TVA says its dams are saving Chattanooga $130 million in flood damages

Larry Redden, a maintenance worker with TVA, picks up trash along the shoreline of Chickamauga Lake as fog obscures the dam early Tuesday morning.
Larry Redden, a maintenance worker with TVA, picks up trash along the shoreline of Chickamauga Lake as fog obscures the dam early Tuesday morning.
photo The Nashville District office of the U.S. Army Corps of Engineers said it has suspended unescorted public access to the Wilson Lock
photo TVA's Norris Dam is on the Clinch River in upper East Tennessee.

The Tennessee River has risen more than seven feet in Chattanooga since Wednesday when rains began dumping what has grown to nearly 5 inches of precipitation in as many days.

But without the network of dams and reservoirs built by the Tennessee Valley Authority in the 1930s and 1940s, the river would have risen at least 14 feet higher and caused more than $130 million of flood damage in the Chattanooga area, TVA said today.

If TVA was not controlling the river flow, the Tennessee River would have risen to 38 feet at the Walnut Street Bridge downtown, or 14 feet above its current 24-foot stage level. The higher river level without the TVA dams would be seven feet above flood level.

"That's a flood aversion value of about $130 million and with more rain on the way that value could go up," said James Everett, manager of operations support for TVA's river forecast center in Knoxville. "We're storing as much water as we can in our storage tributary reservoirs and managing the flow of the river to limit the flooding that occurs when we get these types of unusually heavy rains."

The Tennessee River basin drains more than 20,000 square miles of watershed through the Tennessee River in Chattanooga, which must pass through the often turbulent river basin between Signal and Elder Mountains where Suck Creek also flows into the river. Although controlled, the flow of the Tennessee River has still shut down barge traffic in Chattanooga with more than 800,000 gallons of water a second flowing down the river.

Even after nearly five inches of rain since last Wednesday, TVA predicts another inch or inch and a half of rain today.

"We should have a little break tomorrow before we get another half inch to inch of rain on Wednesday," Everett said.

Rainfall in the Tennessee Valley this year is about 15 percent above normal.
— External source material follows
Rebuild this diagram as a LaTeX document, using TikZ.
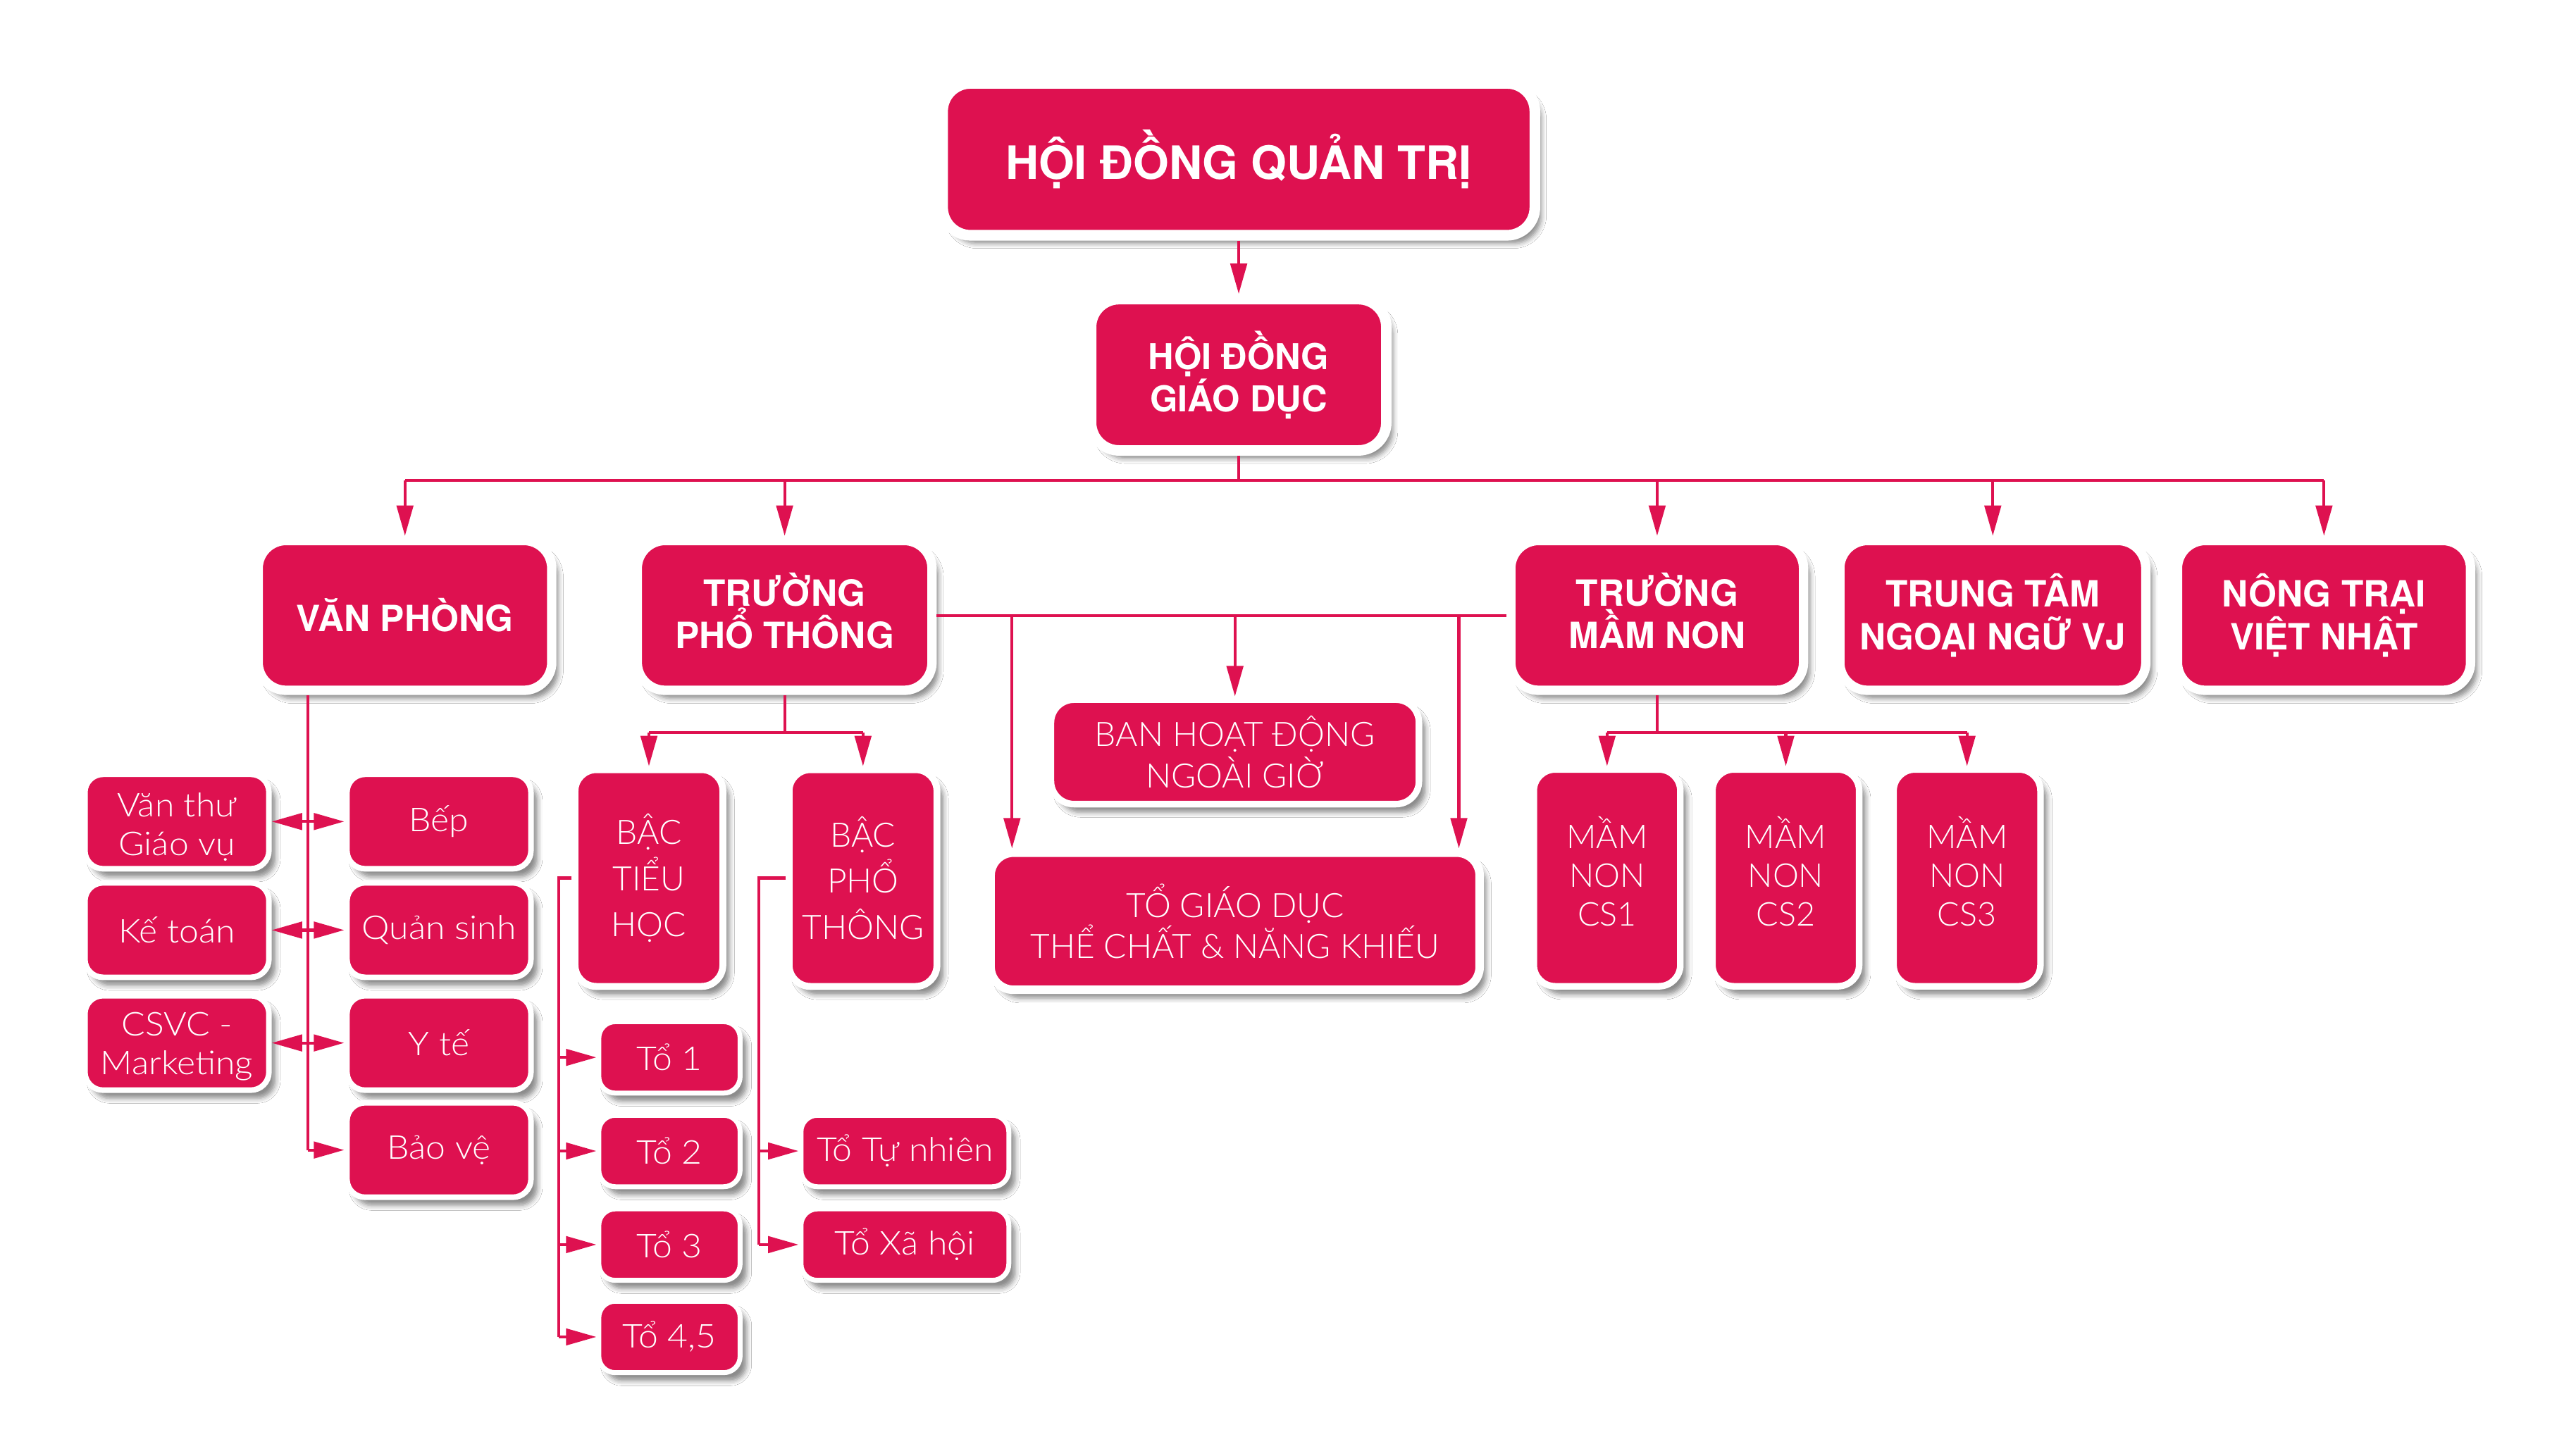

Typically, the 7-state region gets about 52 inches of rain a year, but through Sunday the Tennessee Valley had already gotten 57.7 inches of rain "and we're expecting even more rain through this week." In 2013, the Valley got 64 inches of rain in the region above Chattanooga on the Tennessee River.

The final three months of this year - normally one of the drier period in the region - has already received more than 15 inches of rain and could end up being one of the wettest fourth quarters of the year in the 127 years of rain records in Tennessee.

More than 10 inches of rain fell on Christmas in scattered parts of North Alabama, causing some localized flooding around the Tennessee River in the Guntersville Reservoir.